If you aren’t willing to accept the left’s measures willingly, you will be forced to accept them through punitive government action. There will be no escape.

This is hardly the first Seattle policy to take aim at businesses.

In 2015, Seattle increased its minimum wage to $15 an hour, which, according to one study, decreased employment and hurt low-income workers.

>>> Seattle Hiked Its Minimum Wage. Here’s How It’s Impacting Low-Income Workers.

In 2017, the City Council voted unanimously to stop using Wells Fargo & Co. bank due to its investments in the Dakota Access Pipeline and a fraud scandal.

“Take our government back from the billionaires, back from [President Donald] Trump and from the oil companies,” Councilmember Kshama Sawant, who is openly socialist, said at the time of the vote, according to The Seattle Times.

Sawant, also a strong backer of the head tax, hasn’t just received opposition from “billionaires.”

At a recent press conference she hosted in Seattle, a group of construction workers showed up and began chanting, “No head tax! No head tax!”

Ditching Wells Fargo likely would have cost the taxpayers a significant amount of money, but they were saved by the fact that no other bank would take the city’s business.

Hilariously, Seattle had to go crawling back to Wells Fargo.

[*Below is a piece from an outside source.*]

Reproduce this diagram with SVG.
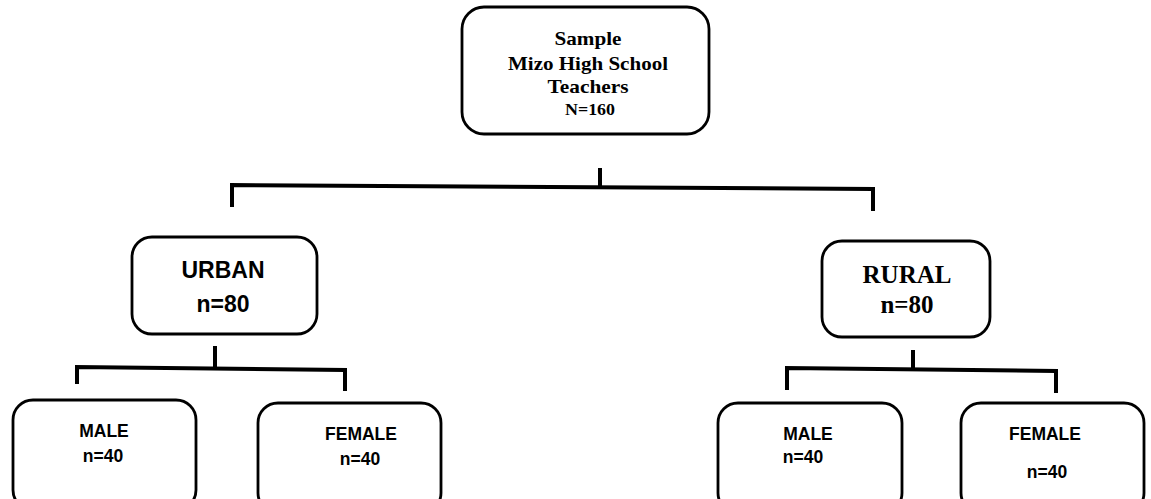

It apparently was a surprise to Seattle’s government officials that companies don’t like to be shaken down.

Instead of finding ways to drive down the cost of living, cities such as Seattle and San Francisco have embraced policies that continue to drive up costs.

Their solution is what The Seattle Times called an “eat the rich” strategy.

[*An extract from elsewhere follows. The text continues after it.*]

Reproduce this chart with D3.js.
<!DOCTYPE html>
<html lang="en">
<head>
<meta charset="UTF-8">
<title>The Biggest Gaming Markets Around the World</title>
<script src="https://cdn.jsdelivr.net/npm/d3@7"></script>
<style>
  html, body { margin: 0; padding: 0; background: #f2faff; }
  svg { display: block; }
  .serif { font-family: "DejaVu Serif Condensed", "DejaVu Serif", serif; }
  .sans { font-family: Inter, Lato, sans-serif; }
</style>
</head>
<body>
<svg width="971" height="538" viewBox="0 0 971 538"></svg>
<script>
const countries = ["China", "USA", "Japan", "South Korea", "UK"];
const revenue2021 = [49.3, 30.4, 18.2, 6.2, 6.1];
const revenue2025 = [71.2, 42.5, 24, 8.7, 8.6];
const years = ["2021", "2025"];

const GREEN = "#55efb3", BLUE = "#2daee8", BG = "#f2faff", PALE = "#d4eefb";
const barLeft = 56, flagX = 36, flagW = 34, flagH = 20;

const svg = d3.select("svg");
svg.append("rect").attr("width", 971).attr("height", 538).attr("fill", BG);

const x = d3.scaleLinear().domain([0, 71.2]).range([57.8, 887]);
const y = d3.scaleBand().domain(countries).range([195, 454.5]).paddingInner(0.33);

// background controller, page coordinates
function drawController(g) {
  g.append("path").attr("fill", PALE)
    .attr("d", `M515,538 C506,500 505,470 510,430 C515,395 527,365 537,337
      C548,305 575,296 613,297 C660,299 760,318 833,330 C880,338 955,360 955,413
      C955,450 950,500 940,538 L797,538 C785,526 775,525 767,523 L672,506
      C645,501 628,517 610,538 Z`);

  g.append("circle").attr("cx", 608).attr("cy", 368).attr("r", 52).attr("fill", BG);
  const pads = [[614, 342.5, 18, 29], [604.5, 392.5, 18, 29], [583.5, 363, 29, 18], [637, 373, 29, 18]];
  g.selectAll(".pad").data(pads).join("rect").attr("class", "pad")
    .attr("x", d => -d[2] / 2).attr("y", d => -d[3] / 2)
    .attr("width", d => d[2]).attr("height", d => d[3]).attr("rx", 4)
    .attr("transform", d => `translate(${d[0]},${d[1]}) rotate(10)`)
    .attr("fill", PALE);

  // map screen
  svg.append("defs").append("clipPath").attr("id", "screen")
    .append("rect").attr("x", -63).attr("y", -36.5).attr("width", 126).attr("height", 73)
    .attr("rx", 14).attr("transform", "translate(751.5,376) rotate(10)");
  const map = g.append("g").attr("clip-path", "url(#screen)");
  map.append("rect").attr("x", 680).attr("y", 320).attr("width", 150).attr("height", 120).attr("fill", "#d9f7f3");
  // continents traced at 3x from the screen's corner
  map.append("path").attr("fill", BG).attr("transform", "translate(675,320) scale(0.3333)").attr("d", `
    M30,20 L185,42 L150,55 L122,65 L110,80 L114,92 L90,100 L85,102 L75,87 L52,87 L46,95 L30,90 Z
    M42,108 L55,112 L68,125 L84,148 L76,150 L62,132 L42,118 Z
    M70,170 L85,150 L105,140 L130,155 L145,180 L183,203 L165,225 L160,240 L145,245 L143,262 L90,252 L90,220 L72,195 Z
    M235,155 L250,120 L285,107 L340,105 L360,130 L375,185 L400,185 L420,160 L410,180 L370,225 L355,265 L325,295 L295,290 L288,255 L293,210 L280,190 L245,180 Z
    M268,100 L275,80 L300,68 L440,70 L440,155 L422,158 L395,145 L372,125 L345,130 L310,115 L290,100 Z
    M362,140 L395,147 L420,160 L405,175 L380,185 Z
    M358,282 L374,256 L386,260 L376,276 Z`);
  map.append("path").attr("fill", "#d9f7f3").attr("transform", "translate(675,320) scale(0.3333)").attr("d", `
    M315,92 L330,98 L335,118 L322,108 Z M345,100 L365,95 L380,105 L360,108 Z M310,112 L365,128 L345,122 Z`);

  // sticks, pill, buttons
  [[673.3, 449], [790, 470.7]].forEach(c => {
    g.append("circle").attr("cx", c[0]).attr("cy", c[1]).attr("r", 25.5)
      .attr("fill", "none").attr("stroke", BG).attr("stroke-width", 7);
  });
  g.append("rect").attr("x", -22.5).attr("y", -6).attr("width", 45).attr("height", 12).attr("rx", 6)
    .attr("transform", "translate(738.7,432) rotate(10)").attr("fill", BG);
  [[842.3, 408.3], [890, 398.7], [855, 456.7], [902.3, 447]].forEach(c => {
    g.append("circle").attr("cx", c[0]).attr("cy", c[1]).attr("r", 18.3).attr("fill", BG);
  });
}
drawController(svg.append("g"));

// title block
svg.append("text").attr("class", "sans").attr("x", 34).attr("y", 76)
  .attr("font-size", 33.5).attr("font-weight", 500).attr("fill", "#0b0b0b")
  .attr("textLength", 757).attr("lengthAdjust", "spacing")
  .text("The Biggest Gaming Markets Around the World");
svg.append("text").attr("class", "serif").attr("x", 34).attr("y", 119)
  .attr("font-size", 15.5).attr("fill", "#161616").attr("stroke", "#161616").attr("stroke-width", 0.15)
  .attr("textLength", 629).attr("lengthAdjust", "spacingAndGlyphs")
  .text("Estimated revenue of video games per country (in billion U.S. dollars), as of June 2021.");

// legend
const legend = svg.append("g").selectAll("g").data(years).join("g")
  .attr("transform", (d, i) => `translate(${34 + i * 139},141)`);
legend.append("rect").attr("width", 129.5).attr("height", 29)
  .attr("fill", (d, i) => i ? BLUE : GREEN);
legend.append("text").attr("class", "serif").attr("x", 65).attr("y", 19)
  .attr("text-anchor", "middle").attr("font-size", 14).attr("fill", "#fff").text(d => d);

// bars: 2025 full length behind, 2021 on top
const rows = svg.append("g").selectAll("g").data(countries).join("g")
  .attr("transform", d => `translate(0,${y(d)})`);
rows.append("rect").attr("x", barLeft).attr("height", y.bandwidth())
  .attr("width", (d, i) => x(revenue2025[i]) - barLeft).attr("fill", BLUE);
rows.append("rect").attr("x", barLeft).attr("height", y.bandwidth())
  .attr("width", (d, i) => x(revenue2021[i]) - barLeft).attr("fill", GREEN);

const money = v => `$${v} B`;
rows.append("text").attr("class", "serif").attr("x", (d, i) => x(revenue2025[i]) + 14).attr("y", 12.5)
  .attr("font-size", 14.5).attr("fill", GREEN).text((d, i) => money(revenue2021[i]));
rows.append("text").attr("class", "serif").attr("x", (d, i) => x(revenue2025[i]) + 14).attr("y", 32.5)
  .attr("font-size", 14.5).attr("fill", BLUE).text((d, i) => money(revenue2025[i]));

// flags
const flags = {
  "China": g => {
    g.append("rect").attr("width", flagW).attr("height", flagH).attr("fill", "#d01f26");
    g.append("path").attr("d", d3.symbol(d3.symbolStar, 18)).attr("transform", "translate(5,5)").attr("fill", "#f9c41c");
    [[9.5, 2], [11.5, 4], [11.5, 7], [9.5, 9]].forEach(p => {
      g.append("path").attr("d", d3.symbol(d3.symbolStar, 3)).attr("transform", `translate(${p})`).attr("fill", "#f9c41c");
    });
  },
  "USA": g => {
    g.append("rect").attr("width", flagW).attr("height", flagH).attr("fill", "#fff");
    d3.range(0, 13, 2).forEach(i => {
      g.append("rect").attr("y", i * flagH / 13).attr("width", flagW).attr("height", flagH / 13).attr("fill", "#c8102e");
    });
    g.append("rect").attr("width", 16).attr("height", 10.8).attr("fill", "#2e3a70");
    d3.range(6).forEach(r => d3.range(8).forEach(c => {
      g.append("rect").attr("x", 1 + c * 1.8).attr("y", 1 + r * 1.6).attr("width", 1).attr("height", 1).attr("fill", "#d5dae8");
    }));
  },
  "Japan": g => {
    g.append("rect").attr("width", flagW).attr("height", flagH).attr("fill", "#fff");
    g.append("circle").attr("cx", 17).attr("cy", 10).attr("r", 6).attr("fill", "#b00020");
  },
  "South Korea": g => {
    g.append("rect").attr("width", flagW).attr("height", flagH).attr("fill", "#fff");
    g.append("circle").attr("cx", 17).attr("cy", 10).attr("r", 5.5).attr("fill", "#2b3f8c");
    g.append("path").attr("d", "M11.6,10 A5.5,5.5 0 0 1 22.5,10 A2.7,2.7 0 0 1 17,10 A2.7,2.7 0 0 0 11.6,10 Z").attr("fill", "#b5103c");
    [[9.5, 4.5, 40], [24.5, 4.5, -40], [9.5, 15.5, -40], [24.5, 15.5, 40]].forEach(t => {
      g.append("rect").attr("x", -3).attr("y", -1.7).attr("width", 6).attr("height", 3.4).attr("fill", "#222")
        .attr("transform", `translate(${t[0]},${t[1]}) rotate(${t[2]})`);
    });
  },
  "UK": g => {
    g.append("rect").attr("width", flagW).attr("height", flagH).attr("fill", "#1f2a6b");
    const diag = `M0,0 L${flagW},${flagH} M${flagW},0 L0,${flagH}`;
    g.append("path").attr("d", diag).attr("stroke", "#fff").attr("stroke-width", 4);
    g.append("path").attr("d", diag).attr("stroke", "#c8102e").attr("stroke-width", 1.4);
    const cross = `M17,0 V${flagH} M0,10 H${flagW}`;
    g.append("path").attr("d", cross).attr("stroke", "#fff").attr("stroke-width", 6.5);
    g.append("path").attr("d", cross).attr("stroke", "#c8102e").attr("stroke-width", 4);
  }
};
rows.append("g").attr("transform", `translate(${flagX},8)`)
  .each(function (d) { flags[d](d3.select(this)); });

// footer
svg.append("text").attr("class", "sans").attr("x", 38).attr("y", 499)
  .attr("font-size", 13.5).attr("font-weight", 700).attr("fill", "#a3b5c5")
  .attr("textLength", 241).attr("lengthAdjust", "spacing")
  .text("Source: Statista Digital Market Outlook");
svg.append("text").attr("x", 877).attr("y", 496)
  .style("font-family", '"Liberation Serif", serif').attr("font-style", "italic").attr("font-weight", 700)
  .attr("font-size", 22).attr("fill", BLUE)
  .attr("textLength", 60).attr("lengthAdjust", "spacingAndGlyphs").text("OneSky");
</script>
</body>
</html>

That is, simply tax the productive businesses and citizens as much as possible and use this to subsidize the poor.

Despite the fact that Seattle’s tax revenues have shot up dramatically in this boom, it isn’t enough to pay for the ever-expanding list of demands from the city’s ascendant hard-left activists.

There will never be enough to satisfy those who believe they can remake the world as a perfectly equal and fair place through the levers of government.

It’s hard to believe that a tax on jobs is going to solve Seattle’s homelessness problem, which has actually skyrocketed in the past 10 years despite higher levels of revenue and spending by the city.

This has occurred while homelessness around the state of Washington generally has gone down.

The reasons for the surge in Seattle homelessness are many. Some argue that the presence of the rich simply increased the ranks of the poor as everything naturally becomes more expensive. But this misses the fact that government policies, such as extremely restrictive building codes and low-growth housing plans, have forced prices upward.

According to a Heritage Foundation study on poverty:

Policies that drive up housing prices—and there are many—have a disproportionate impact on low-income households. Based on 2015 data from the Bureau of Labor Statistics, the lowest-income households spent 58.2 percent of their income on housing, compared to 25.8 percent for the highest-income households.

Instead of addressing the squeezing out of the middle class and the underlying costs of life in the city, though, Seattle’s leaders focus on meliorating the circumstances of the poor and homeless.

Creating another expensive program, if that’s even what this tax is really about—City Journal’s Steven Malanga speculates that it’s actually an excuse to bail out the city’s strained public pension system—won’t solve the underlying problems.

The more the planners plan, the more the plans fail. When the newest scheme doesn’t produce the desired utopia, they will again blame the “rich” and take a little more.

The planners will turn to increasingly punitive schemes to remake the world as they see fit.

They will strangle and kill the goose that laid the golden egg and end up with nothing but misery and dysfunction.

Beautiful and desirable places such as Seattle and San Francisco can withstand a certain amount of dysfunction before people bail on those cities.

Such cities may very soon be testing those limits, as big companies and productive citizens look to greener pastures and local governments that don’t use them as an ATM for their failed schemes.